(MATERIAL)
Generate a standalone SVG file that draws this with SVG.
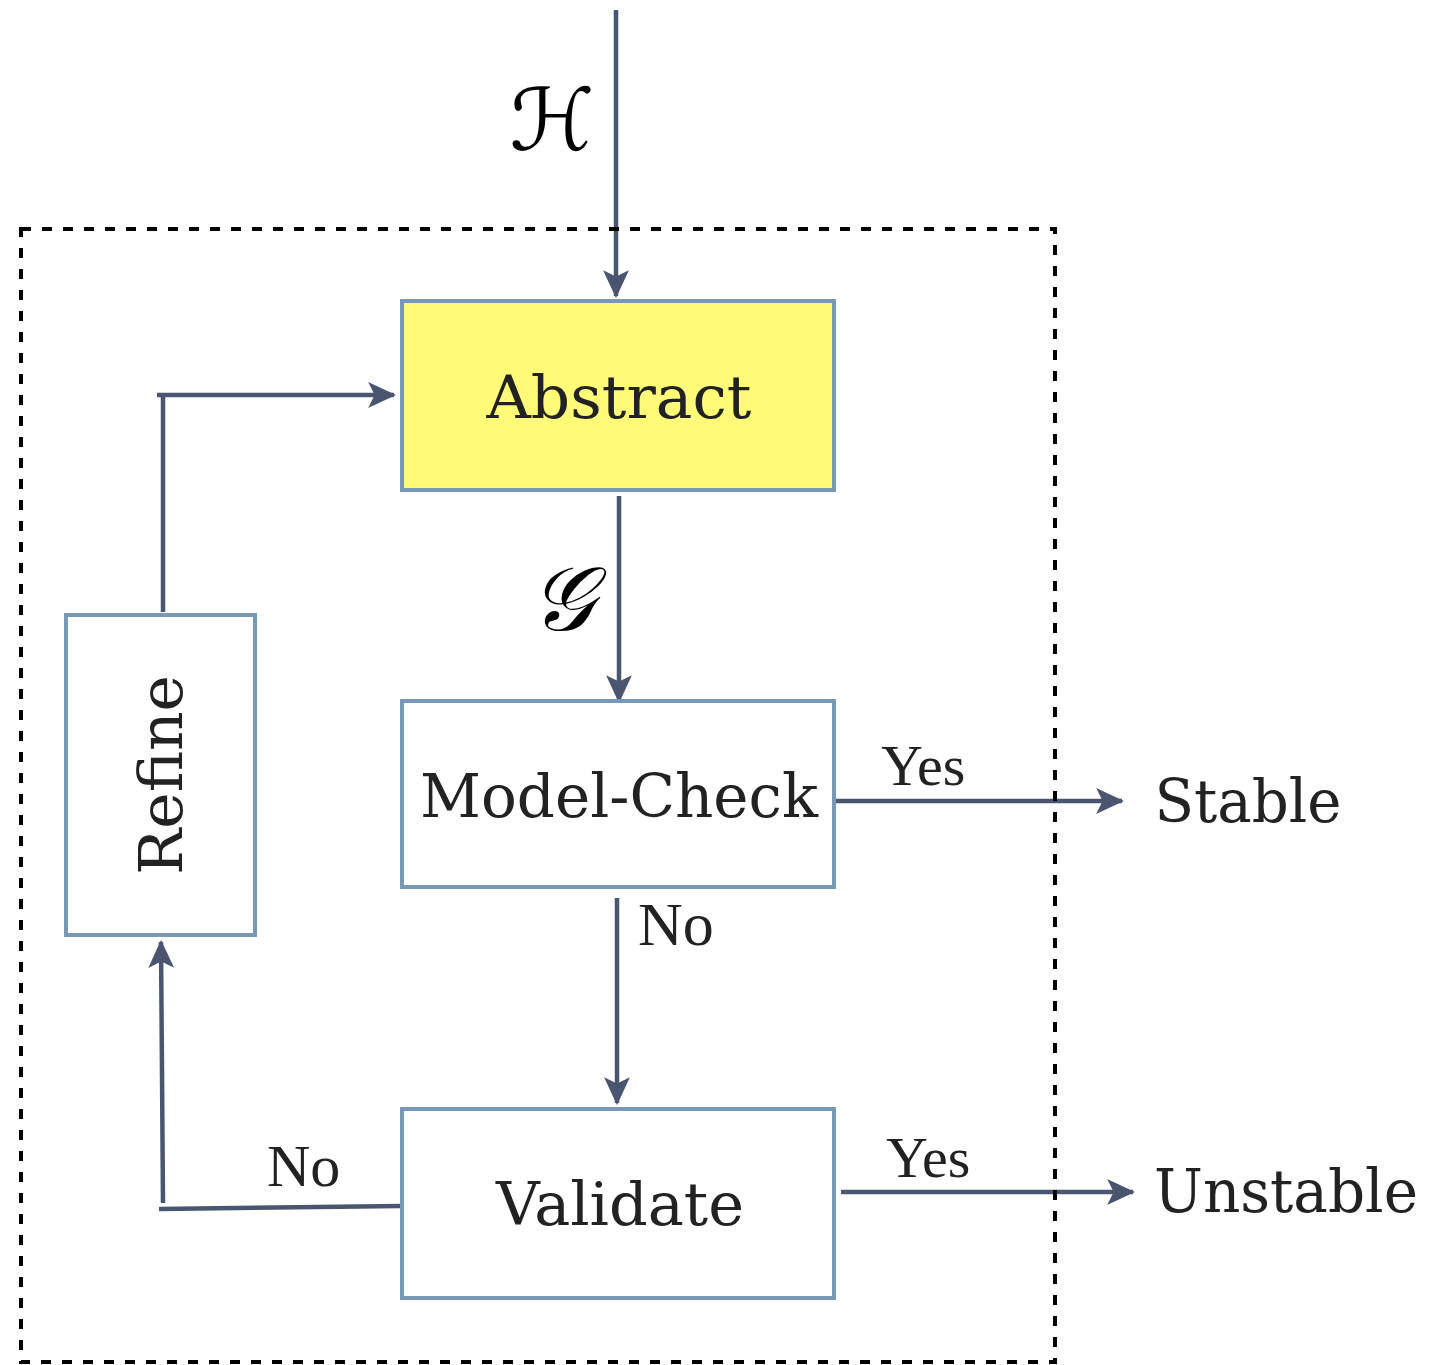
<svg xmlns="http://www.w3.org/2000/svg" width="1430" height="1365" viewBox="0 0 1430 1365">
<defs>
<style>
.box{stroke:#7898b8;stroke-width:4;fill:#fff}
.conn{stroke:#4a5670;stroke-width:4.5;fill:none}
.lbl{font-family:"DejaVu Serif","Liberation Serif",serif;fill:#222;text-anchor:middle}
.yn{font-family:"Liberation Serif","Times New Roman",serif;fill:#222}
.math{font-family:"DejaVu Serif","DejaVu Sans","Noto Sans",serif;font-style:italic;fill:#000;text-anchor:middle}
</style>
<marker id="ah" markerUnits="userSpaceOnUse" markerWidth="28" markerHeight="28" viewBox="0 0 26 26" refX="24" refY="13" orient="auto">
<path d="M0,1 L26,13 L0,25 L6,13 z" fill="#4a5670"/>
</marker>
</defs>
<g id="connectors">
<line class="conn" x1="616" y1="10" x2="616" y2="296" marker-end="url(#ah)"/>
<line class="conn" x1="619" y1="496" x2="619" y2="701" marker-end="url(#ah)"/>
<line class="conn" x1="617" y1="898" x2="617" y2="1103" marker-end="url(#ah)"/>
<line class="conn" x1="830" y1="801" x2="1122" y2="801" marker-end="url(#ah)"/>
<line class="conn" x1="841" y1="1192" x2="1133" y2="1192" marker-end="url(#ah)"/>
<line class="conn" x1="401" y1="1206" x2="159" y2="1209"/>
<line class="conn" x1="163" y1="1203" x2="161" y2="942" marker-end="url(#ah)"/>
<line class="conn" x1="163" y1="612" x2="163" y2="396"/>
<line class="conn" x1="157" y1="395" x2="394" y2="395" marker-end="url(#ah)"/>
<text class="math" x="552" y="150" font-size="86">ℋ</text>
<text class="math" x="562" y="630" font-size="90">𝒢</text>
<text class="yn" x="881" y="785" font-size="58">Yes</text>
<text class="yn" x="638" y="945" font-size="62">No</text>
<text class="yn" x="886" y="1177" font-size="58">Yes</text>
<text class="yn" x="267" y="1186" font-size="60">No</text>
</g>
<rect x="21" y="229" width="1034" height="1133" fill="none" stroke="#000" stroke-width="4" stroke-dasharray="10,11"/>
<g id="abstract">
<rect class="box" x="402" y="301" width="432" height="189" style="fill:#fffb79"/>
<text class="lbl" x="619" y="418" font-size="60" textLength="265" lengthAdjust="spacingAndGlyphs">Abstract</text>
</g>
<g id="model-check">
<rect class="box" x="402" y="701" width="432" height="186"/>
<text class="lbl" x="619" y="817" font-size="60" textLength="398" lengthAdjust="spacingAndGlyphs">Model-Check</text>
</g>
<g id="validate">
<rect class="box" x="402" y="1109" width="432" height="189"/>
<text class="lbl" x="620" y="1225" font-size="60" textLength="248" lengthAdjust="spacingAndGlyphs">Validate</text>
</g>
<g id="refine">
<rect class="box" x="66" y="615" width="189" height="320"/>
<text class="lbl" transform="translate(182,775) rotate(-90)" x="0" y="0" font-size="60" textLength="200" lengthAdjust="spacingAndGlyphs">Refine</text>
</g>
<g id="stable">
<text class="lbl" x="1248" y="822" font-size="60" textLength="187" lengthAdjust="spacingAndGlyphs">Stable</text>
</g>
<g id="unstable">
<text class="lbl" x="1286" y="1212" font-size="60" textLength="264" lengthAdjust="spacingAndGlyphs">Unstable</text>
</g>
</svg>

(GIVEN REQUEST) Reproduce the material in its entirety and word for word, without the pictures.

(FINAL RESULT)
Generate a standalone SVG file that draws this with SVG.
<svg xmlns="http://www.w3.org/2000/svg" width="1430" height="1365" viewBox="0 0 1430 1365">
<defs>
<style>
.box{stroke:#7898b8;stroke-width:4;fill:#fff}
.conn{stroke:#4a5670;stroke-width:4.5;fill:none}
.lbl{font-family:"DejaVu Serif","Liberation Serif",serif;fill:#222;text-anchor:middle}
.yn{font-family:"Liberation Serif","Times New Roman",serif;fill:#222}
.math{font-family:"DejaVu Serif","DejaVu Sans","Noto Sans",serif;font-style:italic;fill:#000;text-anchor:middle}
</style>
<marker id="ah" markerUnits="userSpaceOnUse" markerWidth="28" markerHeight="28" viewBox="0 0 26 26" refX="24" refY="13" orient="auto">
<path d="M0,1 L26,13 L0,25 L6,13 z" fill="#4a5670"/>
</marker>
</defs>
<g id="connectors">
<line class="conn" x1="616" y1="10" x2="616" y2="296" marker-end="url(#ah)"/>
<line class="conn" x1="619" y1="496" x2="619" y2="701" marker-end="url(#ah)"/>
<line class="conn" x1="617" y1="898" x2="617" y2="1103" marker-end="url(#ah)"/>
<line class="conn" x1="830" y1="801" x2="1122" y2="801" marker-end="url(#ah)"/>
<line class="conn" x1="841" y1="1192" x2="1133" y2="1192" marker-end="url(#ah)"/>
<line class="conn" x1="401" y1="1206" x2="159" y2="1209"/>
<line class="conn" x1="163" y1="1203" x2="161" y2="942" marker-end="url(#ah)"/>
<line class="conn" x1="163" y1="612" x2="163" y2="396"/>
<line class="conn" x1="157" y1="395" x2="394" y2="395" marker-end="url(#ah)"/>
<text class="math" x="552" y="150" font-size="86">ℋ</text>
<text class="math" x="562" y="630" font-size="90">𝒢</text>
<text class="yn" x="881" y="785" font-size="58">Yes</text>
<text class="yn" x="638" y="945" font-size="62">No</text>
<text class="yn" x="886" y="1177" font-size="58">Yes</text>
<text class="yn" x="267" y="1186" font-size="60">No</text>
</g>
<rect x="21" y="229" width="1034" height="1133" fill="none" stroke="#000" stroke-width="4" stroke-dasharray="10,11"/>
<g id="abstract">
<rect class="box" x="402" y="301" width="432" height="189" style="fill:#fffb79"/>
<text class="lbl" x="619" y="418" font-size="60" textLength="265" lengthAdjust="spacingAndGlyphs">Abstract</text>
</g>
<g id="model-check">
<rect class="box" x="402" y="701" width="432" height="186"/>
<text class="lbl" x="619" y="817" font-size="60" textLength="398" lengthAdjust="spacingAndGlyphs">Model-Check</text>
</g>
<g id="validate">
<rect class="box" x="402" y="1109" width="432" height="189"/>
<text class="lbl" x="620" y="1225" font-size="60" textLength="248" lengthAdjust="spacingAndGlyphs">Validate</text>
</g>
<g id="refine">
<rect class="box" x="66" y="615" width="189" height="320"/>
<text class="lbl" transform="translate(182,775) rotate(-90)" x="0" y="0" font-size="60" textLength="200" lengthAdjust="spacingAndGlyphs">Refine</text>
</g>
<g id="stable">
<text class="lbl" x="1248" y="822" font-size="60" textLength="187" lengthAdjust="spacingAndGlyphs">Stable</text>
</g>
<g id="unstable">
<text class="lbl" x="1286" y="1212" font-size="60" textLength="264" lengthAdjust="spacingAndGlyphs">Unstable</text>
</g>
</svg>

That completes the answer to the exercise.